§ Data extract:
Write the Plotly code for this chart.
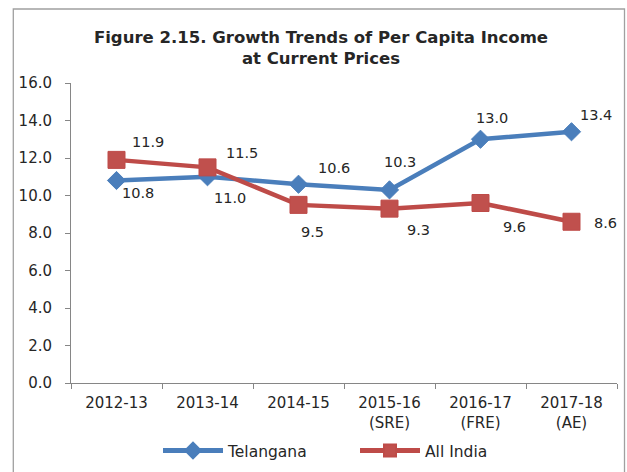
import plotly.graph_objects as go

categories = ["2012-13", "2013-14", "2014-15", "2015-16<br>(SRE)", "2016-17<br>(FRE)", "2017-18<br>(AE)"]
telangana = [10.8, 11.0, 10.6, 10.3, 13.0, 13.4]
all_india = [11.9, 11.5, 9.5, 9.3, 9.6, 8.6]
y_ticks = [0, 2, 4, 6, 8, 10, 12, 14, 16]

# label offsets (pixels) for data labels
tel_dx = [21, 22, 35, 10, 11, 24]
tel_dy = [-12, -21, 16, 28, 21, 17]
ind_dx = [31, 34, 14, 29, 34, 34]
ind_dy = [18, 14, -27, -21, -24, -1]

BLUE = "#4A7EBB"
RED = "#C0504D"
AXIS = "#868686"
TXT = "#262626"
FONT = "DejaVu Sans"

fig = go.Figure()
fig.add_trace(go.Scatter(
    x=categories, y=telangana, name="Telangana", mode="lines+markers",
    line=dict(color=BLUE, width=4.5),
    marker=dict(symbol="diamond", size=14, color=BLUE, line=dict(color=BLUE, width=1)),
))
fig.add_trace(go.Scatter(
    x=categories, y=all_india, name="All India", mode="lines+markers",
    line=dict(color="#BE4B48", width=4.5),
    marker=dict(symbol="square", size=17, color=RED, line=dict(color="#BE4B48", width=1)),
))

annotations = []
for vals, dxs, dys in ((telangana, tel_dx, tel_dy), (all_india, ind_dx, ind_dy)):
    for c, v, dx, dy in zip(categories, vals, dxs, dys):
        annotations.append(dict(
            x=c, y=v, xref="x", yref="y", text=f"{v:.1f}", showarrow=False,
            xshift=dx, yshift=dy, font=dict(family=FONT, size=14.5, color=TXT),
        ))

fig.update_layout(
    width=627, height=472,
    margin=dict(l=71, r=10, t=83, b=89),
    paper_bgcolor="white", plot_bgcolor="white",
    title=dict(
        text="<b>Figure 2.15. Growth Trends of Per Capita Income<br>at Current Prices</b>",
        x=321 / 627, xref="container", xanchor="center",
        y=1 - 43 / 472, yref="container", yanchor="middle",
        font=dict(family=FONT, size=16.5, color=TXT),
    ),
    showlegend=True,
    legend=dict(
        orientation="h", xref="container", x=158 / 627, xanchor="left",
        yref="container", y=1 - 451 / 472, yanchor="middle",
        font=dict(family=FONT, size=15.5, color=TXT),
        bgcolor="rgba(0,0,0,0)", itemclick=False, itemwidth=60,
        itemsizing="constant", entrywidth=122,
    ),
    annotations=annotations,
    shapes=[dict(
        type="rect", xref="paper", yref="paper",
        x0=(13.3 - 71) / 546, x1=(624.5 - 71) / 546, y0=-0.6, y1=(383 - 9) / 300,
        line=dict(color="#A0A0A0", width=1.3), fillcolor="rgba(0,0,0,0)", layer="below",
    )],
)

fig.update_xaxes(
    type="category", range=[-0.5, 5.5], showgrid=False, zeroline=False,
    showline=True, linecolor=AXIS, linewidth=1,
    ticks="outside", tickson="boundaries", ticklen=5, tickcolor=AXIS,
    ticklabelstandoff=6, automargin=False,
    tickfont=dict(family=FONT, size=15, color=TXT), fixedrange=True,
)
fig.update_yaxes(
    range=[0, 16], tickvals=y_ticks, tickformat=".1f", showgrid=False, zeroline=False,
    showline=True, linecolor=AXIS, linewidth=1, automargin=False,
    ticks="outside", ticklen=5, tickcolor=AXIS, ticklabelstandoff=10,
    tickfont=dict(family=FONT, size=15, color=TXT), fixedrange=True,
)

fig.write_html(
    "out.html",
    config={"displayModeBar": False},
    post_script="document.body.style.margin='0';document.body.style.overflow='hidden';",
)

§ What you have to do:
Make an exact copy of all the material, but keep the pictures out of it.

§ Exercise answer:
Write the Plotly code for this chart.
import plotly.graph_objects as go

categories = ["2012-13", "2013-14", "2014-15", "2015-16<br>(SRE)", "2016-17<br>(FRE)", "2017-18<br>(AE)"]
telangana = [10.8, 11.0, 10.6, 10.3, 13.0, 13.4]
all_india = [11.9, 11.5, 9.5, 9.3, 9.6, 8.6]
y_ticks = [0, 2, 4, 6, 8, 10, 12, 14, 16]

# label offsets (pixels) for data labels
tel_dx = [21, 22, 35, 10, 11, 24]
tel_dy = [-12, -21, 16, 28, 21, 17]
ind_dx = [31, 34, 14, 29, 34, 34]
ind_dy = [18, 14, -27, -21, -24, -1]

BLUE = "#4A7EBB"
RED = "#C0504D"
AXIS = "#868686"
TXT = "#262626"
FONT = "DejaVu Sans"

fig = go.Figure()
fig.add_trace(go.Scatter(
    x=categories, y=telangana, name="Telangana", mode="lines+markers",
    line=dict(color=BLUE, width=4.5),
    marker=dict(symbol="diamond", size=14, color=BLUE, line=dict(color=BLUE, width=1)),
))
fig.add_trace(go.Scatter(
    x=categories, y=all_india, name="All India", mode="lines+markers",
    line=dict(color="#BE4B48", width=4.5),
    marker=dict(symbol="square", size=17, color=RED, line=dict(color="#BE4B48", width=1)),
))

annotations = []
for vals, dxs, dys in ((telangana, tel_dx, tel_dy), (all_india, ind_dx, ind_dy)):
    for c, v, dx, dy in zip(categories, vals, dxs, dys):
        annotations.append(dict(
            x=c, y=v, xref="x", yref="y", text=f"{v:.1f}", showarrow=False,
            xshift=dx, yshift=dy, font=dict(family=FONT, size=14.5, color=TXT),
        ))

fig.update_layout(
    width=627, height=472,
    margin=dict(l=71, r=10, t=83, b=89),
    paper_bgcolor="white", plot_bgcolor="white",
    title=dict(
        text="<b>Figure 2.15. Growth Trends of Per Capita Income<br>at Current Prices</b>",
        x=321 / 627, xref="container", xanchor="center",
        y=1 - 43 / 472, yref="container", yanchor="middle",
        font=dict(family=FONT, size=16.5, color=TXT),
    ),
    showlegend=True,
    legend=dict(
        orientation="h", xref="container", x=158 / 627, xanchor="left",
        yref="container", y=1 - 451 / 472, yanchor="middle",
        font=dict(family=FONT, size=15.5, color=TXT),
        bgcolor="rgba(0,0,0,0)", itemclick=False, itemwidth=60,
        itemsizing="constant", entrywidth=122,
    ),
    annotations=annotations,
    shapes=[dict(
        type="rect", xref="paper", yref="paper",
        x0=(13.3 - 71) / 546, x1=(624.5 - 71) / 546, y0=-0.6, y1=(383 - 9) / 300,
        line=dict(color="#A0A0A0", width=1.3), fillcolor="rgba(0,0,0,0)", layer="below",
    )],
)

fig.update_xaxes(
    type="category", range=[-0.5, 5.5], showgrid=False, zeroline=False,
    showline=True, linecolor=AXIS, linewidth=1,
    ticks="outside", tickson="boundaries", ticklen=5, tickcolor=AXIS,
    ticklabelstandoff=6, automargin=False,
    tickfont=dict(family=FONT, size=15, color=TXT), fixedrange=True,
)
fig.update_yaxes(
    range=[0, 16], tickvals=y_ticks, tickformat=".1f", showgrid=False, zeroline=False,
    showline=True, linecolor=AXIS, linewidth=1, automargin=False,
    ticks="outside", ticklen=5, tickcolor=AXIS, ticklabelstandoff=10,
    tickfont=dict(family=FONT, size=15, color=TXT), fixedrange=True,
)

fig.write_html(
    "out.html",
    config={"displayModeBar": False},
    post_script="document.body.style.margin='0';document.body.style.overflow='hidden';",
)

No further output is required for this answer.